I then carefully spooned the fluffy mixture on top of the apple puree in the ramekins until they were filled to the top. Then straight into the oven for 20 minutes. I was guessing the time as Katie’s recipe was for one big souffle to be cooked for an hour, so I looked at mine through the glass oven door after 15 minutes and decided to give them another 5 minutes. I don’t think I’ve ever wanted a souffle to rise so much but rise they did. When I pulled them from the oven I dusted over some icing sugar.

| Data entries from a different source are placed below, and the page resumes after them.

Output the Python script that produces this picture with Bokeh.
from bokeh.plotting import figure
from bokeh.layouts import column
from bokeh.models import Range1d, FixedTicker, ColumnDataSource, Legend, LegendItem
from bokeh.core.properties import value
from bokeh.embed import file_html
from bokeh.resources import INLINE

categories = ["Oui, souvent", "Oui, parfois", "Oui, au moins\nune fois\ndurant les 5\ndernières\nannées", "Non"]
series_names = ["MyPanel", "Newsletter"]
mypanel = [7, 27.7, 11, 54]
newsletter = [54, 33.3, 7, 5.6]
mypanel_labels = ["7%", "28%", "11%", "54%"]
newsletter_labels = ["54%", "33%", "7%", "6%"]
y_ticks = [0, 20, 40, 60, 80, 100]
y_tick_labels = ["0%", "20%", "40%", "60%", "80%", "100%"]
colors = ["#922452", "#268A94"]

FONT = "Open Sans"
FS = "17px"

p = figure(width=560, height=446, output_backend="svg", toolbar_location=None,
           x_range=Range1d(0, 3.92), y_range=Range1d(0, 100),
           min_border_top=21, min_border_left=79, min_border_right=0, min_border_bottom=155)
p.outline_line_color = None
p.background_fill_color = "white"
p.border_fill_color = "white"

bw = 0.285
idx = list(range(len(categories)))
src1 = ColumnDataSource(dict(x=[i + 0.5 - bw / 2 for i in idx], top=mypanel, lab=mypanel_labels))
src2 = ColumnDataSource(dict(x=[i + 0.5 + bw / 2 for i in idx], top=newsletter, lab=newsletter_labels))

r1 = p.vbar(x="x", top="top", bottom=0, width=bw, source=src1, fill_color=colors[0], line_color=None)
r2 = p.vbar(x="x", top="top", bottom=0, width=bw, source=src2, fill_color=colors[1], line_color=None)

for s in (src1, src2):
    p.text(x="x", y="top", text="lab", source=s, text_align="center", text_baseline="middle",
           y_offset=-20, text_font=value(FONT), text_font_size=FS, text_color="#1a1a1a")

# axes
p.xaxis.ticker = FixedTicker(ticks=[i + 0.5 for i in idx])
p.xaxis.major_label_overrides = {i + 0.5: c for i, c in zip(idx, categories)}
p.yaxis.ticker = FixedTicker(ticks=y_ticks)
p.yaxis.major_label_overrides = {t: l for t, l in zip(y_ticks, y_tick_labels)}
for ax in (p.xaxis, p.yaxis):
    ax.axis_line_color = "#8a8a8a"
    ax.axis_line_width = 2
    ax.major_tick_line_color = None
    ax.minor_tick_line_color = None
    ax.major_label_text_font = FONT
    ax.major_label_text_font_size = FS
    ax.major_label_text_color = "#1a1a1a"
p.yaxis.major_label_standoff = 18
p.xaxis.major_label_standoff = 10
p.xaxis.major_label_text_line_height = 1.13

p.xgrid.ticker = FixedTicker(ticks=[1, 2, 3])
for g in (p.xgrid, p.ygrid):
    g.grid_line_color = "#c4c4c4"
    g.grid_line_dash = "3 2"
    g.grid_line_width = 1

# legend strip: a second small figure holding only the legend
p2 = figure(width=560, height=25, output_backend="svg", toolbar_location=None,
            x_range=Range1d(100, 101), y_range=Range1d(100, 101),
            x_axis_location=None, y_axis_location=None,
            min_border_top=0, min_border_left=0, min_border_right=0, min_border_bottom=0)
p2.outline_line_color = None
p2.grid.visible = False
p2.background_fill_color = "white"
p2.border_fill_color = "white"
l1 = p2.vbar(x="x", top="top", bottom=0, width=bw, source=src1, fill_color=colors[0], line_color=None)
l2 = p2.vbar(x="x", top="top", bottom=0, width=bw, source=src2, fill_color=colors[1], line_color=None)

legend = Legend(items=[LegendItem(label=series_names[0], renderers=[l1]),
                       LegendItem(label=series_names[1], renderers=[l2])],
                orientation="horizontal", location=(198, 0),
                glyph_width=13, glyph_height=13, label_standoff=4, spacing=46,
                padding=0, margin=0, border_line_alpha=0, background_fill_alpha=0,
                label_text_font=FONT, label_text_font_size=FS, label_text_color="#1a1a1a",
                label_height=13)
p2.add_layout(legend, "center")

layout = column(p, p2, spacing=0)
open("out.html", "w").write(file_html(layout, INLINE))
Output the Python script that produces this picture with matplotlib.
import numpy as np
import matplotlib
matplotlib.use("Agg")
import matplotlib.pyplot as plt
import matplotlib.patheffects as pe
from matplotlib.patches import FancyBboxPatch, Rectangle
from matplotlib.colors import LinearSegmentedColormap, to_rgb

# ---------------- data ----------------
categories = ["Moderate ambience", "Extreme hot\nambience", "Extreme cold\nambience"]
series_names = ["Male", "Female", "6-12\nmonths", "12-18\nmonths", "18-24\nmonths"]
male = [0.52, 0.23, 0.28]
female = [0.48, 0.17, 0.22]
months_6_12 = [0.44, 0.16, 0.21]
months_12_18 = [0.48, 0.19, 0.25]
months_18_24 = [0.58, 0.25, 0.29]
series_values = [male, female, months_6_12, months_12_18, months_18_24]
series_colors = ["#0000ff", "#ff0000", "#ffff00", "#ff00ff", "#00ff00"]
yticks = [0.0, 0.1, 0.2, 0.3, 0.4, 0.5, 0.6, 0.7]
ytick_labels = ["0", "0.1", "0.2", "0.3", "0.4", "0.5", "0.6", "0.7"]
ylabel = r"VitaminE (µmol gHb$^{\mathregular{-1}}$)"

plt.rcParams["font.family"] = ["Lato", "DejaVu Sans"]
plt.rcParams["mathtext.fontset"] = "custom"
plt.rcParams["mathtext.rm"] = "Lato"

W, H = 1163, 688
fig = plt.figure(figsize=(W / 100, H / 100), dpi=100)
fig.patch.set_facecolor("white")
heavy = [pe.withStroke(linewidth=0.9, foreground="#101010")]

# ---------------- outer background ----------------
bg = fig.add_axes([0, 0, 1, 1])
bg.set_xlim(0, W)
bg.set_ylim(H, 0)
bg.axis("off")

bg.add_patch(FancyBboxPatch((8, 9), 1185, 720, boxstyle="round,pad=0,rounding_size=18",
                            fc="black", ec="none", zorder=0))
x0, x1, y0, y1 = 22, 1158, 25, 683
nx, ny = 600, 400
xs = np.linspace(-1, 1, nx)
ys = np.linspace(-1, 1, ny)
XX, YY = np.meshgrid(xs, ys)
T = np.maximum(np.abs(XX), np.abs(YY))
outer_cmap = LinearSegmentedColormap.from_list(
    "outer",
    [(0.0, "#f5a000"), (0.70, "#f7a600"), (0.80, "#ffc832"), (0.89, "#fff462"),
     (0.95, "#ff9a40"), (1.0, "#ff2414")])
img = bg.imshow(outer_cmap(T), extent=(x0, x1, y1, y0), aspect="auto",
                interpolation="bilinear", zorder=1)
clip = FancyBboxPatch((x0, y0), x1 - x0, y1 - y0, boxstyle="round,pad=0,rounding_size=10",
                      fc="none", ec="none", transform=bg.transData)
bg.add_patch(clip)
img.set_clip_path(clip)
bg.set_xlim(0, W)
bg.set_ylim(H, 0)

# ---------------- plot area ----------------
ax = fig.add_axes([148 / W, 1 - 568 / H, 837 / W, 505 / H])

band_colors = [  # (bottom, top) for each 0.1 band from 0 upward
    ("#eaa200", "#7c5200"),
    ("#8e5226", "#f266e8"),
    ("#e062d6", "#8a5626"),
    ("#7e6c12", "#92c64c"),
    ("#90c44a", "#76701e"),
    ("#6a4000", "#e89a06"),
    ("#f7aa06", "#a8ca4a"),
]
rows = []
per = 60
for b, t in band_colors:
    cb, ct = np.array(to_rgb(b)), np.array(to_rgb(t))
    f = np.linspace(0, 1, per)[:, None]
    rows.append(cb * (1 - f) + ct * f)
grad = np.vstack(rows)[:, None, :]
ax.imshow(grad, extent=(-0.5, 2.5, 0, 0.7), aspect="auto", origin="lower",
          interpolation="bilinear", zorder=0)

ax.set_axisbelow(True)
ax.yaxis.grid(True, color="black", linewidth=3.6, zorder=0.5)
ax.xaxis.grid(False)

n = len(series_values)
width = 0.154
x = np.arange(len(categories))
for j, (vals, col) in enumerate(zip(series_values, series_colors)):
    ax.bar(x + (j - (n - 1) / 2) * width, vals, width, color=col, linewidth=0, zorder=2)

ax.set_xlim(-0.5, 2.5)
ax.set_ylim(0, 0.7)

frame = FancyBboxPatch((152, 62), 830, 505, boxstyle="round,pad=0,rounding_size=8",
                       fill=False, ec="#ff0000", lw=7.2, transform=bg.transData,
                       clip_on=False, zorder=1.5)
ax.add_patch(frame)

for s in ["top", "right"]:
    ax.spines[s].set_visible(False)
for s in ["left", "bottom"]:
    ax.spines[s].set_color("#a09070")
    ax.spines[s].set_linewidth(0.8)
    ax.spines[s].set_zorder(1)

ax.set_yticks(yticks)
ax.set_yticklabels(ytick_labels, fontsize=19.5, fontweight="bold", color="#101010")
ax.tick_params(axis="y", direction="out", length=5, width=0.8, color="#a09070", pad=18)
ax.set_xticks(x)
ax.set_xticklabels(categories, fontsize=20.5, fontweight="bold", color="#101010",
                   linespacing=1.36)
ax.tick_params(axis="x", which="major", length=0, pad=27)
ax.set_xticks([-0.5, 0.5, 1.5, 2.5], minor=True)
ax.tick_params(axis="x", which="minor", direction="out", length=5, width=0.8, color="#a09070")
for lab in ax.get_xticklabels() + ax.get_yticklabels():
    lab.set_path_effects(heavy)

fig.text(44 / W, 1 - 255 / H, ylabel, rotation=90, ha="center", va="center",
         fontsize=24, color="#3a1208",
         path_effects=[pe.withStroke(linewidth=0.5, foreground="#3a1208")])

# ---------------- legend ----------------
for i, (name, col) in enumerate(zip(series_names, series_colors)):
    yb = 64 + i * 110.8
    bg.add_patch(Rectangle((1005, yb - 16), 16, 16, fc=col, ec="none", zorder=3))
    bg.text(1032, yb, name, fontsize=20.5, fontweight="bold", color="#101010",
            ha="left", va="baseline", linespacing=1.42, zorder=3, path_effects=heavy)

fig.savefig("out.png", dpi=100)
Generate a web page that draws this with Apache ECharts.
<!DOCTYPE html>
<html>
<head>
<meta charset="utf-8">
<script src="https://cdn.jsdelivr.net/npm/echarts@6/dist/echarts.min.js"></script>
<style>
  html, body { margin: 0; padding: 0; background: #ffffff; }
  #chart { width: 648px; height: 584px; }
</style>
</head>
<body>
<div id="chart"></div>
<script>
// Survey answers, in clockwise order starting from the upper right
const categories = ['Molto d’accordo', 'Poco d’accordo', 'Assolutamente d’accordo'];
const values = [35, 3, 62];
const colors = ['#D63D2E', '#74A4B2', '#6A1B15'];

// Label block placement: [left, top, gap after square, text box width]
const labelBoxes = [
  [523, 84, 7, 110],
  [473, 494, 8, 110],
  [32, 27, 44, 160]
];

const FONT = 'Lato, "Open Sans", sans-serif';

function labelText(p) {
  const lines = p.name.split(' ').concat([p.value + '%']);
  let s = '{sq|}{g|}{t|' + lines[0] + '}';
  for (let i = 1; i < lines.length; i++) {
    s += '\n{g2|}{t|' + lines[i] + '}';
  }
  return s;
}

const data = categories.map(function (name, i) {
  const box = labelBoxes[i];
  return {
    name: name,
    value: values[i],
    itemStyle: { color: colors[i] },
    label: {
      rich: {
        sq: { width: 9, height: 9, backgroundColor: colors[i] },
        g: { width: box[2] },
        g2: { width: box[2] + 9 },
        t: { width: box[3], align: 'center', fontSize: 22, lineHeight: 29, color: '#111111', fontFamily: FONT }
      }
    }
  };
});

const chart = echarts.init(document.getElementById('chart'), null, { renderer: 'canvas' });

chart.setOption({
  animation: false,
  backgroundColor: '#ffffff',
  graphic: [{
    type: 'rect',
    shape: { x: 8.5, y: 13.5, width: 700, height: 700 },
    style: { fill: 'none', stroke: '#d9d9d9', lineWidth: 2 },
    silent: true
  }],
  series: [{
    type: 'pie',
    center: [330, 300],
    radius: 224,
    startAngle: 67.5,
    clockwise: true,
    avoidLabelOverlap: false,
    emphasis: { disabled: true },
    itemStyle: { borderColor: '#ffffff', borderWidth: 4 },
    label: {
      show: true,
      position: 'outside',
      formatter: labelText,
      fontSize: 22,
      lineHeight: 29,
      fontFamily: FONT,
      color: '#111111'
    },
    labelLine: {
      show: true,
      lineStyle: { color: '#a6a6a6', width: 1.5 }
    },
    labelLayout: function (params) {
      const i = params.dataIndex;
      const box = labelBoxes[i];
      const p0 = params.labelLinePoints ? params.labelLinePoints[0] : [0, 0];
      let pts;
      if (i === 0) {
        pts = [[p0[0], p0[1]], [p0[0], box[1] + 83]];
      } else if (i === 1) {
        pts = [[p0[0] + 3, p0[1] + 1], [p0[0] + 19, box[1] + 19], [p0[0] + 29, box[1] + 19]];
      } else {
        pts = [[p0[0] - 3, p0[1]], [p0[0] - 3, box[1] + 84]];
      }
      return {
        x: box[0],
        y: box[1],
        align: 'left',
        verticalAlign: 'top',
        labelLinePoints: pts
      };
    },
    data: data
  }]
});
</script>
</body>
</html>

I know if I’d been on Masterchef, Gregg and John would have said they’d risen unevenly – a wonky top – but hey, they’d risen!! And they didn’t sink going to the table either. I warmed the Calvados cream through again and poured it into a warmed jug. The souffles went into the garden as we were still sitting outside. We cut a hole with a spoon in the centre and poured in the warm cream.
All I can say is they were a big hit – hence Jonathan ate the spare fourth, with help from Lyndsey! And well … actually there was a small fifth, I have to confess. Jonathan said I couldn’t waste the mixture that was left over in the saucepan when I’d filled the ramekins so I put a small amount into a fifth smaller ramekin. There was no doubt we preferred the ones with the apple puree on the bottom. It really had worked well and I was delighted with it. And the great thing about souffles like this is they are such special treats yet don’t fill you up because of their essential lightness. A perfect end to a lovely evening of good company and good wine and good food.